* [Short exercise]
No images are to be carried over; print all other material exactly as it stands.

## start Data extract

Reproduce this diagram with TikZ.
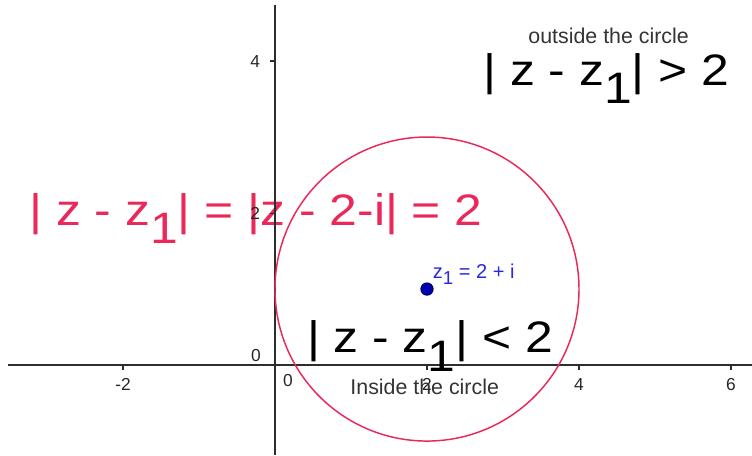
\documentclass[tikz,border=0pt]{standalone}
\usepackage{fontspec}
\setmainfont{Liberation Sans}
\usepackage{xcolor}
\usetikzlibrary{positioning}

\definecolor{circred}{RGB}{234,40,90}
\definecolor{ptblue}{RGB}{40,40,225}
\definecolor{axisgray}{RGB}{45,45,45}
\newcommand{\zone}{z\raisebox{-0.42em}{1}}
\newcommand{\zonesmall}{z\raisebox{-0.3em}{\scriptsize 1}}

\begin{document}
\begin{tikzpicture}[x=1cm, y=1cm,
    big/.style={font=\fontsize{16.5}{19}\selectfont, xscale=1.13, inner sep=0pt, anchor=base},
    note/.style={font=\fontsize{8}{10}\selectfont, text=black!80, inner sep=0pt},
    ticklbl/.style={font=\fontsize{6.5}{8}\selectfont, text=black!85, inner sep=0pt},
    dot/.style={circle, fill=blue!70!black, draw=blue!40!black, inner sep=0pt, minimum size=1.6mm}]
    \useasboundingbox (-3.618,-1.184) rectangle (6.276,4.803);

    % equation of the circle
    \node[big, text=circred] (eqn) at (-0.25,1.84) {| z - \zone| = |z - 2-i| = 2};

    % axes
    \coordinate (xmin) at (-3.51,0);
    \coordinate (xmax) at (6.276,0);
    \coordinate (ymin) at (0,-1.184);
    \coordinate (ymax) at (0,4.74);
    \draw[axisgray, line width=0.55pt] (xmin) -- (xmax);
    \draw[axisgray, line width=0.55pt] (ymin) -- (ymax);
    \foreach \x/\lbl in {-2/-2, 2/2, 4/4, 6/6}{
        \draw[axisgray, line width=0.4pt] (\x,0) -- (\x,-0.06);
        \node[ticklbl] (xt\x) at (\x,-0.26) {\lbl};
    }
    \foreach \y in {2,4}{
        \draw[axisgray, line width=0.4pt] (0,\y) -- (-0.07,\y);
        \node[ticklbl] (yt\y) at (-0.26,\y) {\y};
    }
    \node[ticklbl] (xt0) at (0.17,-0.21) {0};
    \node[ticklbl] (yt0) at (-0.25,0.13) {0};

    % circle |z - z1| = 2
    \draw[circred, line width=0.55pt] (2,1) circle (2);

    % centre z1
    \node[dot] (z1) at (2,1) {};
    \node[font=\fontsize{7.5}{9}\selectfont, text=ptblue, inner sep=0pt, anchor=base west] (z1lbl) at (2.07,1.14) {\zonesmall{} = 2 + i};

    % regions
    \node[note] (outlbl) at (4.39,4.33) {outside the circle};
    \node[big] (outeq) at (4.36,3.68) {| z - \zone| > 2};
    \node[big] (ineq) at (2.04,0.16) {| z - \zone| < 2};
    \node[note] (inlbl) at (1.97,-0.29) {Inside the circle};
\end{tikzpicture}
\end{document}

## end Data extract

* [Task result]
Reproduce this diagram with TikZ.
\documentclass[tikz,border=0pt]{standalone}
\usepackage{fontspec}
\setmainfont{Liberation Sans}
\usepackage{xcolor}
\usetikzlibrary{positioning}

\definecolor{circred}{RGB}{234,40,90}
\definecolor{ptblue}{RGB}{40,40,225}
\definecolor{axisgray}{RGB}{45,45,45}
\newcommand{\zone}{z\raisebox{-0.42em}{1}}
\newcommand{\zonesmall}{z\raisebox{-0.3em}{\scriptsize 1}}

\begin{document}
\begin{tikzpicture}[x=1cm, y=1cm,
    big/.style={font=\fontsize{16.5}{19}\selectfont, xscale=1.13, inner sep=0pt, anchor=base},
    note/.style={font=\fontsize{8}{10}\selectfont, text=black!80, inner sep=0pt},
    ticklbl/.style={font=\fontsize{6.5}{8}\selectfont, text=black!85, inner sep=0pt},
    dot/.style={circle, fill=blue!70!black, draw=blue!40!black, inner sep=0pt, minimum size=1.6mm}]
    \useasboundingbox (-3.618,-1.184) rectangle (6.276,4.803);

    % equation of the circle
    \node[big, text=circred] (eqn) at (-0.25,1.84) {| z - \zone| = |z - 2-i| = 2};

    % axes
    \coordinate (xmin) at (-3.51,0);
    \coordinate (xmax) at (6.276,0);
    \coordinate (ymin) at (0,-1.184);
    \coordinate (ymax) at (0,4.74);
    \draw[axisgray, line width=0.55pt] (xmin) -- (xmax);
    \draw[axisgray, line width=0.55pt] (ymin) -- (ymax);
    \foreach \x/\lbl in {-2/-2, 2/2, 4/4, 6/6}{
        \draw[axisgray, line width=0.4pt] (\x,0) -- (\x,-0.06);
        \node[ticklbl] (xt\x) at (\x,-0.26) {\lbl};
    }
    \foreach \y in {2,4}{
        \draw[axisgray, line width=0.4pt] (0,\y) -- (-0.07,\y);
        \node[ticklbl] (yt\y) at (-0.26,\y) {\y};
    }
    \node[ticklbl] (xt0) at (0.17,-0.21) {0};
    \node[ticklbl] (yt0) at (-0.25,0.13) {0};

    % circle |z - z1| = 2
    \draw[circred, line width=0.55pt] (2,1) circle (2);

    % centre z1
    \node[dot] (z1) at (2,1) {};
    \node[font=\fontsize{7.5}{9}\selectfont, text=ptblue, inner sep=0pt, anchor=base west] (z1lbl) at (2.07,1.14) {\zonesmall{} = 2 + i};

    % regions
    \node[note] (outlbl) at (4.39,4.33) {outside the circle};
    \node[big] (outeq) at (4.36,3.68) {| z - \zone| > 2};
    \node[big] (ineq) at (2.04,0.16) {| z - \zone| < 2};
    \node[note] (inlbl) at (1.97,-0.29) {Inside the circle};
\end{tikzpicture}
\end{document}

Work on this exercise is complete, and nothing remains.